Music, motion, and mirror: Antípodas captivates at Fez Festival

A sharp echo. The crisp strike of heels. Hands clapping in perfect, pulsing sync. From the very first moments, Antípodas unfolds with a stunning clarity, each movement carved from intention and intensity. On Monday night, as part of the Fez Festival of World Sacred Music, this deeply unconventional performance left a powerful impression on the audience gathered among the trees of the Jnan Sbil gardens.

At the heart of this intimate confrontation are twin sisters, Florencia Oz and Isidora O’Ryan. Florencia, a dancer and choreographer, brings a raw, distilled flamenco to life—stripped of embellishment, yet loaded with meaning. Every step and gesture feels like a glimpse into something private, something deeply introspective. Isidora, a cellist and vocalist, builds the sonic world around her sister’s movements, layering strings, voice, and breath into a haunting soundscape.
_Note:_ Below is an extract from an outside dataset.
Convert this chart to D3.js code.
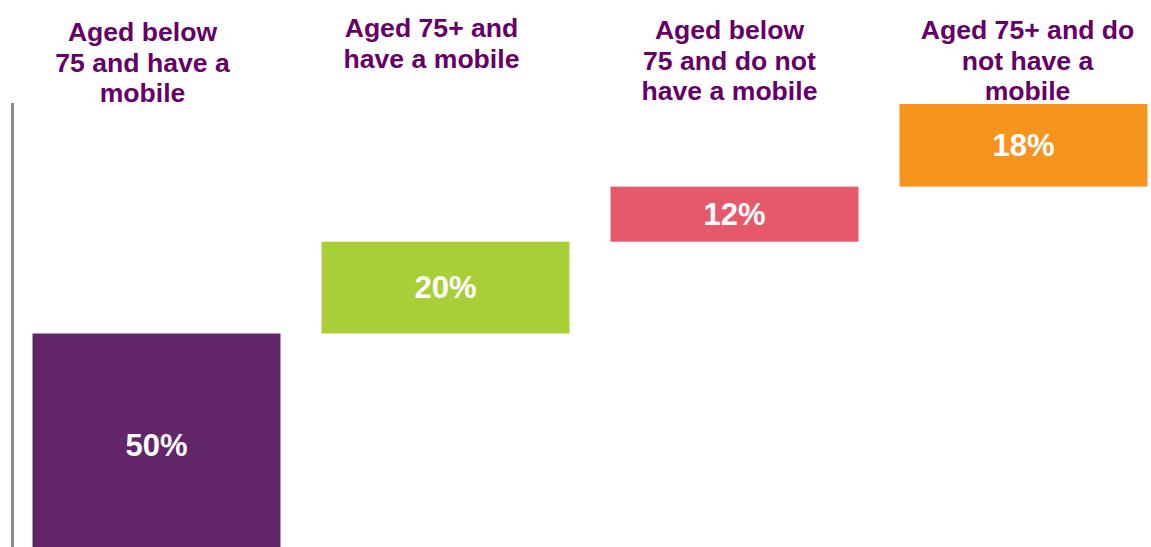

Together, they construct a dialogue that explores the mirror of twinhood, the tension between reflection and separation.

The performance rests on a timeless, primal concept: the double. An age-old myth reimagined here through the lens of identity. What begins as a single entity soon splits in two—two bodies, two voices, two paths in search of each other. They clash, intertwine, drift apart, and reunite. One dances. One sings. But both speak from the same emotional current, echoing each other in form and feeling.

The stage is bare. Lighting is minimal. Everything essential rises from rhythm, breath, and silence. Florencia uses her heels to strike intricate patterns into the floor, snaps her fingers, and slices the air with taut, calculated movements. Her flamenco isn’t traditional—it’s something more elemental, balanced on a tightrope between control and surrender.

Isidora, in contrast, cloaks the space in layers of sound that go far beyond classical cello. She introduces subtle electronic elements, muffled percussion, and pre-recorded textures. Her voice drifts, harmonizes with itself, folds over and under her sister’s motion. Together, they don’t just perform side by side—they reshape each other in real time, in a continuous flow that blurs the boundaries between music and dance.

What sets Antípodas apart is not the skill on display, but the rare, almost telepathic fusion between the two women. This is not an accompaniment of dance by music or vice versa—it’s a seamless exchange, where gesture informs melody, and sound gives rise to movement. At times, they mirror each other perfectly. At others, they intentionally break apart, using their twinhood as both connection and contrast.

The audience received the performance like a long, deep breath—a slow meditation on identity, distance, and kinship. More than just a show, the Chilean duo offered a shared inner journey. In Antípodas, beauty emerges from precision, and emotion from restraint. What they brought to Fez was not a spectacle, but an experience—one that lingered long after the final note faded.